Rates and Exemptions
A four-tier tax structure of 5%, 12%, 18%, and 28% was implemented depending on the consumption pattern. Certain commodities that are exempted from GST include food grains, fruits, vegetables, animal products, alcohol, petroleum products, and electricity among others.
The Downside of GST in India
Even though GST came with a lot of promises for a better and more organised tax reform that will benefit the governments and taxpayers across the cross-section of the society, it was received with a mixed reaction from people across India.
Even the critics and market watchers emphasised a couple of points that make the newly implemented tax reform quite complex. The first among them is the dual structure that betrays the one-nation-one-tax motto, to begin with. This could lead to economic and political complications in the future. Secondly, the comparatively higher tax rate at 28 percent is also being viewed as one of its drawbacks.

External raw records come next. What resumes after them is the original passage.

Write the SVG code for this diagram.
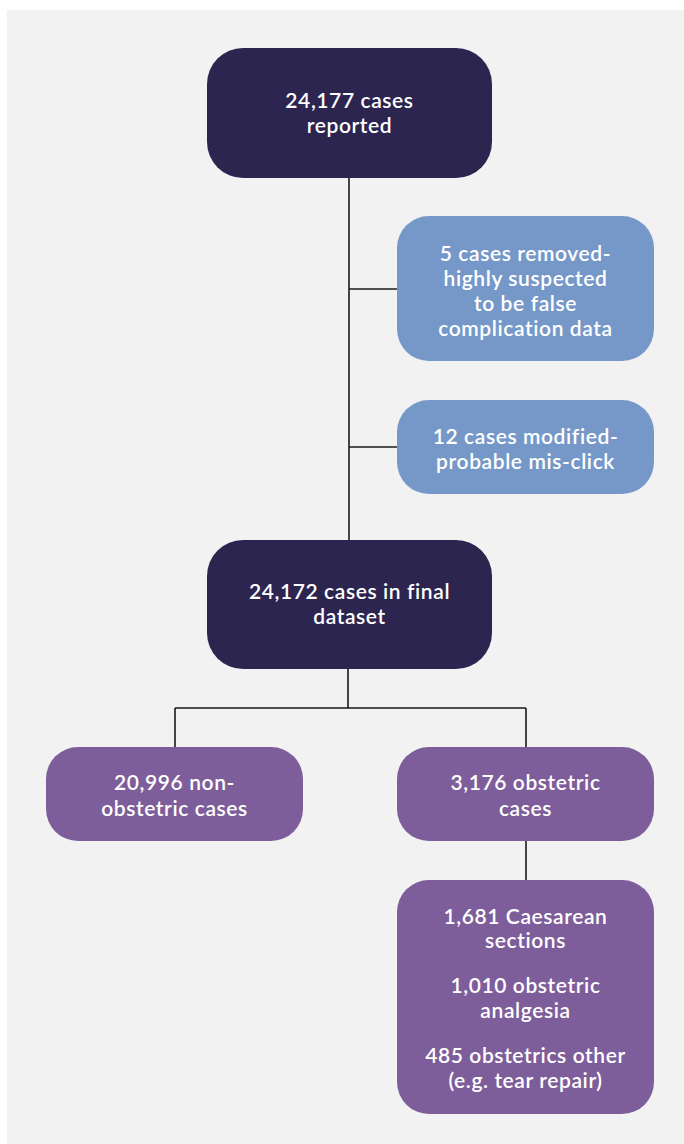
<svg xmlns="http://www.w3.org/2000/svg" width="684" height="1144" viewBox="0 0 684 1144">
<style>
.t{font-family:Lato,"Open Sans","Liberation Sans",sans-serif;font-weight:600;font-size:21px;letter-spacing:0.6px;fill:#ffffff;text-anchor:middle}
.dark{fill:#2c2550}
.blue{fill:#7698c8}
.purple{fill:#7e5e9a}
.ln{stroke:#1a1a1a;stroke-width:1.6;fill:none}
</style>
<rect x="7" y="10" width="677" height="1134" fill="#f2f2f2"/>
<g id="connectors">
<path class="ln" d="M349 178 V541"/>
<path class="ln" d="M349 289 H397"/>
<path class="ln" d="M349 447 H397"/>
<path class="ln" d="M348 669 V708 M175 708 H526 M175 708 V747 M526 708 V747"/>
<path class="ln" d="M526 841 V880"/>
</g>
<g id="reported">
<rect class="dark" x="207" y="48" width="285" height="130" rx="36"/>
<text class="t" x="349.5" y="108">24,177 cases</text>
<text class="t" x="349.5" y="133">reported</text>
</g>
<g id="removed">
<rect class="blue" x="397" y="216" width="257" height="145" rx="32"/>
<text class="t" x="525.5" y="261">5 cases removed-</text>
<text class="t" x="525.5" y="286">highly suspected</text>
<text class="t" x="525.5" y="311">to be false</text>
<text class="t" x="525.5" y="336">complication data</text>
</g>
<g id="modified">
<rect class="blue" x="397" y="400" width="257" height="94" rx="32"/>
<text class="t" x="525.5" y="444">12 cases modified-</text>
<text class="t" x="525.5" y="469">probable mis-click</text>
</g>
<g id="final">
<rect class="dark" x="207" y="540" width="285" height="129" rx="36"/>
<text class="t" x="349.5" y="599">24,172 cases in final</text>
<text class="t" x="349.5" y="624">dataset</text>
</g>
<g id="nonobstetric">
<rect class="purple" x="46" y="747" width="257" height="94" rx="32"/>
<text class="t" x="174.5" y="790">20,996 non-</text>
<text class="t" x="174.5" y="816">obstetric cases</text>
</g>
<g id="obstetric">
<rect class="purple" x="397" y="747" width="257" height="94" rx="32"/>
<text class="t" x="525.5" y="790">3,176 obstetric</text>
<text class="t" x="525.5" y="816">cases</text>
</g>
<g id="breakdown">
<rect class="purple" x="397" y="880" width="257" height="234" rx="32"/>
<text class="t" x="525.5" y="924">1,681 Caesarean</text>
<text class="t" x="525.5" y="948">sections</text>
<text class="t" x="525.5" y="993">1,010 obstetric</text>
<text class="t" x="525.5" y="1018">analgesia</text>
<text class="t" x="525.5" y="1063">485 obstetrics other</text>
<text class="t" x="525.5" y="1088">(e.g. tear repair)</text>
</g>
</svg>
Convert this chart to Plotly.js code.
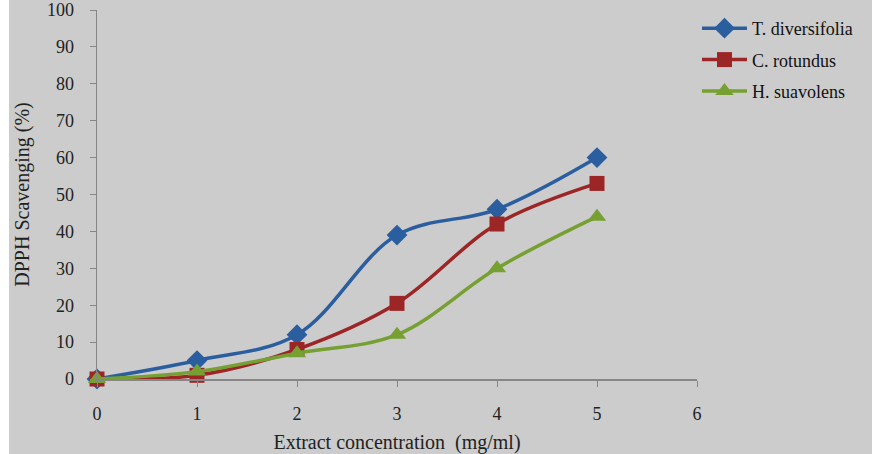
<!DOCTYPE html>
<html>
<head>
<meta charset="utf-8">
<script src="https://cdn.plot.ly/plotly-3.0.1.min.js"></script>
<style>
html,body{margin:0;padding:0;background:#ffffff;}
#chart{position:absolute;left:9px;top:0;width:863px;height:454px;}
</style>
</head>
<body>
<div id="chart"></div>
<script>
const concentrations = [0, 1, 2, 3, 4, 5];
const tDiversifolia = [0, 5, 12, 39, 46, 60];
const cRotundus = [0, 1, 8, 20.5, 42, 53];
const hSuavolens = [0, 2, 7, 12, 30, 44];
const seriesNames = ["T. diversifolia", "C. rotundus", "H. suavolens"];
const xTicks = [0, 1, 2, 3, 4, 5, 6];
const yTicks = [0, 10, 20, 30, 40, 50, 60, 70, 80, 90, 100];

const font = "'Liberation Serif', 'Times New Roman', serif";

const traces = [
  {x: concentrations, y: tDiversifolia, name: seriesNames[0], legendgroup: 'g1', mode: 'lines+markers', cliponaxis: false,
   line: {color: '#2A5E9F', width: 3.5, shape: 'spline', smoothing: 1},
   marker: {symbol: 'diamond', size: 16, color: '#2A5E9F'}},
  {x: concentrations, y: cRotundus, name: seriesNames[1], legendgroup: 'g2', mode: 'lines+markers', cliponaxis: false,
   line: {color: '#9C2526', width: 3.5, shape: 'spline', smoothing: 1},
   marker: {symbol: 'square', size: 15, color: '#9C2526'}},
  {x: concentrations, y: hSuavolens, name: seriesNames[2], legendgroup: 'g3', mode: 'lines+markers', cliponaxis: false,
   line: {color: '#77A032', width: 3.5, shape: 'spline', smoothing: 1},
   marker: {symbol: 'triangle-up', size: 16, color: '#77A032'}}
];

const layout = {
  width: 863, height: 454,
  paper_bgcolor: '#cccccc', plot_bgcolor: '#cccccc',
  margin: {l: 88, r: 175, t: 10, b: 75},
  font: {family: font, size: 17, color: '#222222'},
  showlegend: true,
  legend: {x: 1.0, xanchor: 'left', y: 1.0, yanchor: 'top', bgcolor: 'rgba(0,0,0,0)',
           font: {family: font, size: 18, color: '#111111'}, tracegroupgap: 5, itemwidth: 45},
  xaxis: {
    range: [0, 6], tickvals: xTicks, ticktext: xTicks.map(String),
    showgrid: false, zeroline: false, showline: true, linecolor: '#868686', linewidth: 1.5,
    ticks: 'outside', ticklen: 6, tickcolor: '#868686', ticklabelstandoff: 12,
    tickfont: {family: font, size: 18, color: '#222222'},
    title: {text: 'Extract concentration  (mg/ml)', font: {family: font, size: 20, color: '#222222'}, standoff: 12}
  },
  yaxis: {
    range: [0, 100], tickvals: yTicks, ticktext: yTicks.map(String),
    showgrid: false, zeroline: false, showline: true, linecolor: '#868686', linewidth: 1.5,
    ticks: 'outside', ticklen: 6, tickcolor: '#868686', ticklabelstandoff: 12,
    tickfont: {family: font, size: 18, color: '#222222'},
    title: {text: 'DPPH Scavenging (%)', font: {family: font, size: 20, color: '#222222'}, standoff: 12}
  }
};

Plotly.newPlot('chart', traces, layout, {displayModeBar: false, staticPlot: true});
</script>
</body>
</html>
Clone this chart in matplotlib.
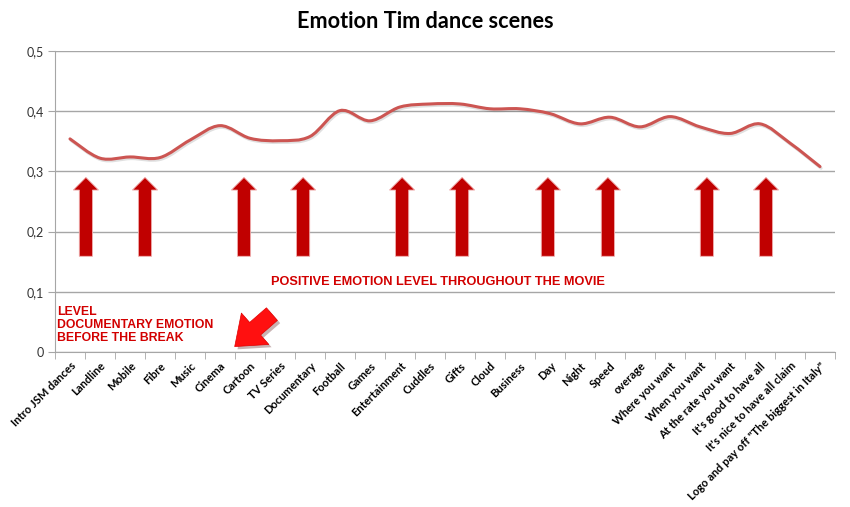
import matplotlib
matplotlib.use("Agg")
import matplotlib.pyplot as plt
import matplotlib.patheffects as pe
from matplotlib.path import Path
from matplotlib.patches import PathPatch, FancyArrow, FancyArrowPatch
import numpy as np

# scenes on the x axis
scenes = ["Intro JSM dances", "Landline", "Mobile", "Fibre", "Music", "Cinema",
          "Cartoon", "TV Series", "Documentary", "Football", "Games",
          "Entertainment", "Cuddles", "Gifts", "Cloud", "Business", "Day",
          "Night", "Speed", "overage", "Where you want", "When you want",
          "At the rate you want", "It's good to have all",
          "It's nice to have all claim", "Logo and pay off \"The biggest in Italy\""]
# positive emotion level per scene
emotion = [0.354, 0.322, 0.324, 0.323, 0.352, 0.376, 0.355, 0.351, 0.358,
           0.401, 0.384, 0.407, 0.412, 0.412, 0.404, 0.404, 0.396, 0.379,
           0.390, 0.374, 0.391, 0.374, 0.363, 0.379, 0.347, 0.308]
yticks = [0, 0.1, 0.2, 0.3, 0.4, 0.5]
ytick_labels = ["0", "0,1", "0,2", "0,3", "0,4", "0,5"]
# where the up arrows stand (in scene units)
arrow_x = [0.53, 2.5, 5.8, 7.77, 11.07, 13.07, 15.93, 17.93, 21.23, 23.2]

fig = plt.figure(figsize=(8.5, 5.07), dpi=100)
ax = fig.add_axes([55/850, 1-352/507, 780/850, 301/507])

x = np.arange(len(emotion))
y = np.array(emotion)

# smoothed line like the spreadsheet one (bezier through every point)
verts = [(x[0], y[0])]
codes = [Path.MOVETO]
n = len(x)
for i in range(n-1):
    p0 = np.array([x[max(i-1, 0)], y[max(i-1, 0)]])
    p1 = np.array([x[i], y[i]])
    p2 = np.array([x[i+1], y[i+1]])
    p3 = np.array([x[min(i+2, n-1)], y[min(i+2, n-1)]])
    c1 = p1 + (p2 - p0) / 6
    c2 = p2 - (p3 - p1) / 6
    verts += [tuple(c1), tuple(c2), tuple(p2)]
    codes += [Path.CURVE4] * 3
line = PathPatch(Path(verts, codes), facecolor="none", edgecolor="#CC5552",
                 lw=2.2, zorder=5, capstyle="round")
line.set_path_effects([pe.SimpleLineShadow(offset=(0.8, -1.2), alpha=0.12),
                       pe.Normal()])
ax.add_patch(line)

for ax_x in arrow_x:
    ax.add_patch(FancyArrow(ax_x, 0.159, 0, 0.131, width=0.44, head_width=0.84,
                            head_length=0.021, length_includes_head=True,
                            facecolor="#C00000", edgecolor="#F0B0B0", lw=0.6,
                            zorder=4))

ax.text(12.27, 0.1155, "POSITIVE EMOTION LEVEL THROUGHOUT THE MOVIE",
        color="#D20000", fontsize=9.2, fontweight="bold", ha="center",
        va="center", family="Liberation Sans")
ax.text(-0.42, 0.0445, "LEVEL\nDOCUMENTARY EMOTION\nBEFORE THE BREAK",
        color="#D20000", fontsize=8.8, fontweight="bold", ha="left",
        va="center", family="Liberation Sans", linespacing=1.12)

big = FancyArrowPatch((6.8, 0.066), (5.42, 0.006),
                      arrowstyle="simple,head_width=2.0,head_length=1.3,tail_width=0.8",
                      mutation_scale=15, facecolor="#FF1010", edgecolor="#E00000",
                      lw=0.5, zorder=6)
big.set_path_effects([pe.SimplePatchShadow(offset=(2, -2), alpha=0.3), pe.Normal()])
ax.add_patch(big)

ax.set_xlim(-0.5, n-0.5)
ax.set_ylim(0, 0.5)
ax.set_yticks(yticks)
ax.set_yticklabels(ytick_labels, family="Lato", fontsize=9, color="#333333")
ax.set_xticks(x)
ax.set_xticklabels(scenes, rotation=45, ha="right", rotation_mode="anchor",
                   family="Lato", fontweight="bold", fontsize=8)
ax.set_xticks(np.arange(n+1) - 0.5, minor=True)
ax.tick_params(axis="x", which="major", length=0, pad=6)
ax.tick_params(axis="x", which="minor", length=5, color="#A6A6A6", direction="out")
ax.tick_params(axis="y", length=5, color="#A6A6A6", pad=3)
ax.grid(axis="y", color="#A6A6A6", lw=1)
ax.set_axisbelow(True)
for s in ["top", "right"]:
    ax.spines[s].set_visible(False)
for s in ["left", "bottom"]:
    ax.spines[s].set_color("#A6A6A6")

fig.text(425/850, 1-22/507, "Emotion Tim dance scenes", ha="center", va="center",
         family="Lato", fontweight="bold", fontsize=15.6)

fig.savefig("out.png", dpi=100)
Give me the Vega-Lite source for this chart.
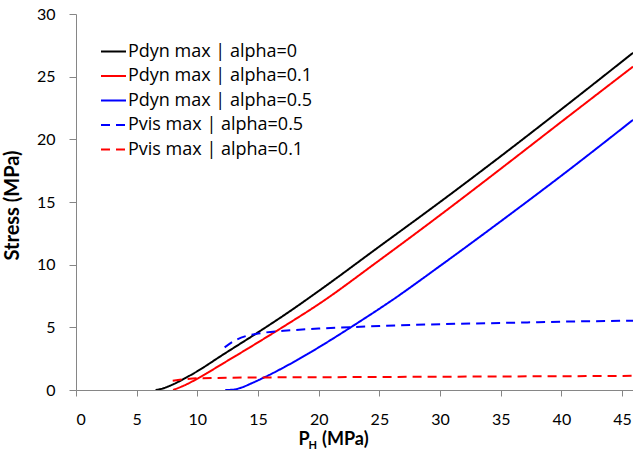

Apart from the critics, the business community is also facing a lot of problems regarding electronic payment of the bill, the cumbersome procedure with a lot of loopholes in it, among several other factors. In a recent report in Economic Times, the business communities were found to have filed a writ petition in Delhi High Court for not being able to claim the transitional tax credit. It is just one of the many reactions that the newly implemented tax reform is facing at the moment.
Besides, several small business owners in the unorganised sector are fretting over online transactions. Potent questions such as – ‘can I pay GST online’ or ‘is GST registration mandatory’ are asked repeatedly.
Bottom Line
Such an overhaul in the tax reforms would create disruptions among business communities and customers. It will take time to subside. Hopefully, all the objectives of GST would be realised very soon. For the time being, it can be said that the gestational period for GST in India is not over yet, as the Interim Budget 2019-20 revealed that the benefits of GST are not likely to be evident until 2020-21.